2. Suponha-se que, após a homologação de uma transacção (cf. art. 290.º, n.º 3, CPC), é proposta por uma das partes desse negócio uma nova acção. São possíveis duas situações:

-- Na acção posterior, a parte pede o mesmo que consta da transacção e da sentença homologatória;

-- Na acção posterior, a parte pede algo que já tinha sido pedido na acção na qual foi celebrada a transacção, mas sobre o qual nada foi estipulado naquele negócio.

No primeiro caso, é claro que, na segunda acção, opera a excepção de caso julgado (cf. art. 580.º e 581.º CPC). É indubitável que a sentença homologatória de uma transacção adquire valor de caso julgado material e fundamenta a excepção de caso julgado. De acordo com o disposto no art. 290.º, n.º 3, CPC, o tribunal deve verificar se a transacção celebrada entre as partes é válida e, em caso afirmativo, deve condenar ou absolver nos precisos termos do negócio concluído entre as partes. Isto significa que a sentença homologatória da transacção é também uma sentença condenatória e absolutória.

Esta sentença homologatória é recorrível por qualquer das partes, nomeadamente se não corresponder ao sentido da transacção concluída entre elas. Sendo assim, não pode deixar de se entender que aquela sentença -- como qualquer outra sentença -- transita em julgado quando deixar de ser impugnável (cf. art. 628.º CPC). Aliás, a entender-se que, apesar de transitada, a sentença homologatória não adquiriria valor de caso julgado, isso implicaria que o que nela é decidido não beneficiaria nem do conhecimento oficioso da excepção de caso julgado (cf. art. 578.º CPC), nem da protecção que, quanto à recorribilidade, é concedido a esse caso julgado (cf. art. 629.º, n.º 2, al. a), CPC).

A formulação que consta do sumário do acórdão quanto à excepção de caso julgado -- que reflecte o afirmado na sua fundamentação -- é, assim, algo equívoca. É indiscutível que a sentença homologatória de uma transacção -- bem como, de uma desistência ou de uma confissão do pedido -- é susceptível de fundamentar a excepção de caso julgado.
 
3. A segunda das situações acima referidas -- aquela em que parte repete um pedido que foi formulado na primeira acção, mas que não foi objecto da transacção celebrada entre as partes nessa acção -- pode ser exemplificado com o caso sub iudice: foi proposta uma acção em que o autor pedia a resolução de um contrato de utilização de uma loja num centro comercial e a sua restituição com as benfeitorias que o réu nela realizara; as partes acabaram por celebrar uma transacção em que nada ficou estipulado sobre estas benfeitorias; o anterior réu instaurou uma providência cautelar destinada a obter do anterior autor o pagamento das benfeitorias que realizara na loja que entretanto lhe restituira. Pergunta-se se o réu ainda pode vir a pedir o pagamento destas benfeitorias.

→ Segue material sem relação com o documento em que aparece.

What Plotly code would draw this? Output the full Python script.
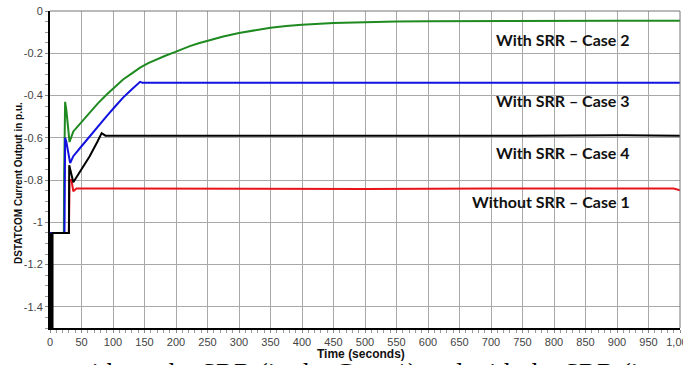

Impõe-se certamente uma resposta negativa. A transacção destina-se a compor definitivamente um determinado litígio (cf. art. 1248.º, n.º 1, CC), pelo que, na falta de qualquer restrição constante da transacção, há que entender que a mesma compõe todo o litígio que existia entre as partes (aliás, se assim não suceder, a acção terá necessariamente de continuar para apreciação das questões não abrangidas pela transacção). Fica assim precludida qualquer acção -- e, naturalmente, qualquer procedimento cautelar -- com um objecto parcialmente coincidente com o do objecto da acção na qual foi celebrada a transacção (e cuja instância se extinguiu depois da transacção, precisamente porque este negócio pôs termo ao litígio existente entre as partes). 

É neste contexto que o acórdão, com apoio em  Alberto dos Reis (Comentário ao Código de Processo Civil III (1946), 499), entende que a sentença homologatória de uma transacção não é susceptível de fundamentar a excepção de caso julgado, mas antes a excepção de transacção. O que realmente se verifica é uma excepção (dilatória) de preclusão: após a celebração da transacção, fica precludido qualquer pedido que já tivesse sido formulado na acção em que foi celebrada a transacção, mesmo quando sobre ele nada conste nesta transacção.